Short exercise | Go through the data below. List every line that holds the word "with".

--- BEGIN Records for processing ---

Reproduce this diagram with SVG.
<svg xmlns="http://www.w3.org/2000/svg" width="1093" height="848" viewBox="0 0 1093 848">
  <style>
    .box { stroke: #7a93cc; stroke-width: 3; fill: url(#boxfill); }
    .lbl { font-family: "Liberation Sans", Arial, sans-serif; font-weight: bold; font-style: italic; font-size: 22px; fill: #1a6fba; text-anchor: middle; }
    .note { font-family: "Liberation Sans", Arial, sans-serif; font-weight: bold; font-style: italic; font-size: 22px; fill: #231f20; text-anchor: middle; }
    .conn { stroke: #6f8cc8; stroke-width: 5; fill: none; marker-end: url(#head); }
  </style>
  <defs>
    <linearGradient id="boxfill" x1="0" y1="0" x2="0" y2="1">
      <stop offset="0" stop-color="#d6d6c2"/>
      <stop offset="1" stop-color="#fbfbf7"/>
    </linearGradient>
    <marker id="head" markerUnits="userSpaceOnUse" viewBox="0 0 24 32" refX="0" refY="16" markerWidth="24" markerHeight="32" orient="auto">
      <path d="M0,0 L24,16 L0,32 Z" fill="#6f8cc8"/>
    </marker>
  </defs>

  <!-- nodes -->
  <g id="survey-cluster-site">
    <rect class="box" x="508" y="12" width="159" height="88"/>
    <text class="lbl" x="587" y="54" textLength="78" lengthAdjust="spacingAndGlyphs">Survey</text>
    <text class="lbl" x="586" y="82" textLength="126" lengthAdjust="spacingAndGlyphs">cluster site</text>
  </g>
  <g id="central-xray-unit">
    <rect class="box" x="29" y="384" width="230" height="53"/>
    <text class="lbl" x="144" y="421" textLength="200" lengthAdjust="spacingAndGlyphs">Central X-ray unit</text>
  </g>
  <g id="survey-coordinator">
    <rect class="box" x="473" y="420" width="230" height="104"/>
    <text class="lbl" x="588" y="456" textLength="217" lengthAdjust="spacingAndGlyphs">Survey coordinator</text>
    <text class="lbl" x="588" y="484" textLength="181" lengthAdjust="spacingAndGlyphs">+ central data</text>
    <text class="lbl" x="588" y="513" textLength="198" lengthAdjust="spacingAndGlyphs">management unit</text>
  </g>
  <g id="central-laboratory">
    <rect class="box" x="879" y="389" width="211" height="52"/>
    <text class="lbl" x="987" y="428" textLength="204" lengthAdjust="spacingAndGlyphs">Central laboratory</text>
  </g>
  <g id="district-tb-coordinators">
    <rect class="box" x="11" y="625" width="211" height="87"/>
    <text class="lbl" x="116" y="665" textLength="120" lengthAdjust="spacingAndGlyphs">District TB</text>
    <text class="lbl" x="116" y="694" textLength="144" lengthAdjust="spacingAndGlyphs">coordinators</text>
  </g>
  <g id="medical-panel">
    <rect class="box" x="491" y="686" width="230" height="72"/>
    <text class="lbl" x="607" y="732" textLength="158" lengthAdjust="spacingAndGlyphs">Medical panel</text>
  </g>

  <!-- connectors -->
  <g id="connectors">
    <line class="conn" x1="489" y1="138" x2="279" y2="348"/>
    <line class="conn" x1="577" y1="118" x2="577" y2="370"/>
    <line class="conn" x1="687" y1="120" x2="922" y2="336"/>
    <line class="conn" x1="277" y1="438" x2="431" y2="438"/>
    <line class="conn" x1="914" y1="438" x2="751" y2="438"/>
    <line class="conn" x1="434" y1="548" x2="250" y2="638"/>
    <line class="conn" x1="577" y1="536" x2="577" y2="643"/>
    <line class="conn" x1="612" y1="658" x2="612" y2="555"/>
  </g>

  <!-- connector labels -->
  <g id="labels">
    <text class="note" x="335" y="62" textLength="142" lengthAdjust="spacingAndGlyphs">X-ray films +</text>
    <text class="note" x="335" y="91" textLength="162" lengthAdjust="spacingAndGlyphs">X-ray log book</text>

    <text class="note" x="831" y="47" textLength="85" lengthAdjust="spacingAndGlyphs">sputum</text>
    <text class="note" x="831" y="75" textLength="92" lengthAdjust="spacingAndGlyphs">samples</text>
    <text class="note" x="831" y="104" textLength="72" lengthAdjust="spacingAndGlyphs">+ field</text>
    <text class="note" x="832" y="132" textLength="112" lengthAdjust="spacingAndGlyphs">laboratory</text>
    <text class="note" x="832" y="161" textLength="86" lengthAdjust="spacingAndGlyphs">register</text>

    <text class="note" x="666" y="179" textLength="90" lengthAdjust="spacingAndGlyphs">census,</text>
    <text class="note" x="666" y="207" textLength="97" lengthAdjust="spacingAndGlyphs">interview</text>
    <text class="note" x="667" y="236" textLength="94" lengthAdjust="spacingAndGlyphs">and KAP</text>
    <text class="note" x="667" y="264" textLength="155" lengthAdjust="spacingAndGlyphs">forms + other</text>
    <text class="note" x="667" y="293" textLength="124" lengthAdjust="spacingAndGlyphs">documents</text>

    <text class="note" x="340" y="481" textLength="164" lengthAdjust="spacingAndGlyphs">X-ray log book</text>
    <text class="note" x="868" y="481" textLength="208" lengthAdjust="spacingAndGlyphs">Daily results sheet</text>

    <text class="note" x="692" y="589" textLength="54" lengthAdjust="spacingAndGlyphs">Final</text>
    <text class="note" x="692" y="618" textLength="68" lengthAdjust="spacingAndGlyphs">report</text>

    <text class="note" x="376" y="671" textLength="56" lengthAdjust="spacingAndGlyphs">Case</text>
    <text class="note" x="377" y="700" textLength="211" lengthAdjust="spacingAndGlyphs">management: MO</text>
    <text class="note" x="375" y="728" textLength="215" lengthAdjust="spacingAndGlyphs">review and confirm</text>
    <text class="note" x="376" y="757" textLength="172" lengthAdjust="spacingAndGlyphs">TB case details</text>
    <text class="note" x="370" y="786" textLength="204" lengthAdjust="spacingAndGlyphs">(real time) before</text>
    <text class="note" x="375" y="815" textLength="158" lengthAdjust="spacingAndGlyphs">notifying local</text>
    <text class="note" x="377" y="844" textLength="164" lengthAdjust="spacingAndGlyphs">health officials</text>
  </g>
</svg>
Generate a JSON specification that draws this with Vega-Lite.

--- END Records for processing ---

Written answer |
Reproduce this diagram with SVG.
Generate a JSON specification that draws this with Vega-Lite.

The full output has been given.